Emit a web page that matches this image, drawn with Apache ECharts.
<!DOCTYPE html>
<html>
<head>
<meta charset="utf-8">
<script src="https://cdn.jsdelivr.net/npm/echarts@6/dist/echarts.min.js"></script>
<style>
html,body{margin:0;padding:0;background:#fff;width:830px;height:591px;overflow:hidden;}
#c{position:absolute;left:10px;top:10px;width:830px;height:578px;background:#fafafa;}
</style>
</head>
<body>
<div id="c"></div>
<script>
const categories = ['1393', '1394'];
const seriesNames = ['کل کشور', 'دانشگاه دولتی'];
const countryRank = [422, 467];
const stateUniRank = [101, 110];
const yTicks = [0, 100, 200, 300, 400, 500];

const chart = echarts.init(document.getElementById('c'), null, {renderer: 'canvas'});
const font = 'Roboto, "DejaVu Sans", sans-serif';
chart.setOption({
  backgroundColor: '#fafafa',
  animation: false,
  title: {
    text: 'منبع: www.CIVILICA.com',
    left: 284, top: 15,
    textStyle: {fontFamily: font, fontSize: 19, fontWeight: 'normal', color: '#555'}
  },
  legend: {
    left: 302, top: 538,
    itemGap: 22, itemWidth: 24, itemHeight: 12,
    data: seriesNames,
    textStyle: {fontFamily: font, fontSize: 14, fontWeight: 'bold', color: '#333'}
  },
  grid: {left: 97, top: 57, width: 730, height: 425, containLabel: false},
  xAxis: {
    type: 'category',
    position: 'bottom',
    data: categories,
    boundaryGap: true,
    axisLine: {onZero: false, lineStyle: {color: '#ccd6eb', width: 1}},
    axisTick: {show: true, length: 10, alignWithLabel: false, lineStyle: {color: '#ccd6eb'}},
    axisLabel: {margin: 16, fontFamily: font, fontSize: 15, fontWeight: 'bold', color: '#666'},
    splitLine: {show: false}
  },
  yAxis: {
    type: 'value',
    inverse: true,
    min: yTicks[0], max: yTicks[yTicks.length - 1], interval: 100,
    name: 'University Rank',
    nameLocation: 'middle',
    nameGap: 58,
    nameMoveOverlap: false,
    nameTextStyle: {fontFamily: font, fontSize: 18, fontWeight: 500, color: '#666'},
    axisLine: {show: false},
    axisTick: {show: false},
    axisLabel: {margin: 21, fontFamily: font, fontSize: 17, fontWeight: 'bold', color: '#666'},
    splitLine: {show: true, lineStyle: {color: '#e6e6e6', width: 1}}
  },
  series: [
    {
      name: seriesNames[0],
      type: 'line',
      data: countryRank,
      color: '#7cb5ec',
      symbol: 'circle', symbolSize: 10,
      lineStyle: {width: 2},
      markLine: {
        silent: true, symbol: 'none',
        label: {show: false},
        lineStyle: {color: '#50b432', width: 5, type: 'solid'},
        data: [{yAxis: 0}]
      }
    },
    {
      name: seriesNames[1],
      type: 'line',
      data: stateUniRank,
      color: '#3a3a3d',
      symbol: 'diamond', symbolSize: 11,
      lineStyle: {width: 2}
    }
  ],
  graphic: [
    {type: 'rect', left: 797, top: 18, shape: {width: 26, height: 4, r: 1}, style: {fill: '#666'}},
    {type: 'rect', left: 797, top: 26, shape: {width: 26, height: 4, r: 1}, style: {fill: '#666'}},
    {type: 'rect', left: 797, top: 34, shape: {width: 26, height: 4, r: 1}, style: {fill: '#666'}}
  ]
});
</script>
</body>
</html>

□ □ □ □ □ □ □

THE EXERCISE:
Print the complete listing again, exactly as it stands.

RESULT OF THE EXERCISE:
Emit a web page that matches this image, drawn with Apache ECharts.
<!DOCTYPE html>
<html>
<head>
<meta charset="utf-8">
<script src="https://cdn.jsdelivr.net/npm/echarts@6/dist/echarts.min.js"></script>
<style>
html,body{margin:0;padding:0;background:#fff;width:830px;height:591px;overflow:hidden;}
#c{position:absolute;left:10px;top:10px;width:830px;height:578px;background:#fafafa;}
</style>
</head>
<body>
<div id="c"></div>
<script>
const categories = ['1393', '1394'];
const seriesNames = ['کل کشور', 'دانشگاه دولتی'];
const countryRank = [422, 467];
const stateUniRank = [101, 110];
const yTicks = [0, 100, 200, 300, 400, 500];

const chart = echarts.init(document.getElementById('c'), null, {renderer: 'canvas'});
const font = 'Roboto, "DejaVu Sans", sans-serif';
chart.setOption({
  backgroundColor: '#fafafa',
  animation: false,
  title: {
    text: 'منبع: www.CIVILICA.com',
    left: 284, top: 15,
    textStyle: {fontFamily: font, fontSize: 19, fontWeight: 'normal', color: '#555'}
  },
  legend: {
    left: 302, top: 538,
    itemGap: 22, itemWidth: 24, itemHeight: 12,
    data: seriesNames,
    textStyle: {fontFamily: font, fontSize: 14, fontWeight: 'bold', color: '#333'}
  },
  grid: {left: 97, top: 57, width: 730, height: 425, containLabel: false},
  xAxis: {
    type: 'category',
    position: 'bottom',
    data: categories,
    boundaryGap: true,
    axisLine: {onZero: false, lineStyle: {color: '#ccd6eb', width: 1}},
    axisTick: {show: true, length: 10, alignWithLabel: false, lineStyle: {color: '#ccd6eb'}},
    axisLabel: {margin: 16, fontFamily: font, fontSize: 15, fontWeight: 'bold', color: '#666'},
    splitLine: {show: false}
  },
  yAxis: {
    type: 'value',
    inverse: true,
    min: yTicks[0], max: yTicks[yTicks.length - 1], interval: 100,
    name: 'University Rank',
    nameLocation: 'middle',
    nameGap: 58,
    nameMoveOverlap: false,
    nameTextStyle: {fontFamily: font, fontSize: 18, fontWeight: 500, color: '#666'},
    axisLine: {show: false},
    axisTick: {show: false},
    axisLabel: {margin: 21, fontFamily: font, fontSize: 17, fontWeight: 'bold', color: '#666'},
    splitLine: {show: true, lineStyle: {color: '#e6e6e6', width: 1}}
  },
  series: [
    {
      name: seriesNames[0],
      type: 'line',
      data: countryRank,
      color: '#7cb5ec',
      symbol: 'circle', symbolSize: 10,
      lineStyle: {width: 2},
      markLine: {
        silent: true, symbol: 'none',
        label: {show: false},
        lineStyle: {color: '#50b432', width: 5, type: 'solid'},
        data: [{yAxis: 0}]
      }
    },
    {
      name: seriesNames[1],
      type: 'line',
      data: stateUniRank,
      color: '#3a3a3d',
      symbol: 'diamond', symbolSize: 11,
      lineStyle: {width: 2}
    }
  ],
  graphic: [
    {type: 'rect', left: 797, top: 18, shape: {width: 26, height: 4, r: 1}, style: {fill: '#666'}},
    {type: 'rect', left: 797, top: 26, shape: {width: 26, height: 4, r: 1}, style: {fill: '#666'}},
    {type: 'rect', left: 797, top: 34, shape: {width: 26, height: 4, r: 1}, style: {fill: '#666'}}
  ]
});
</script>
</body>
</html>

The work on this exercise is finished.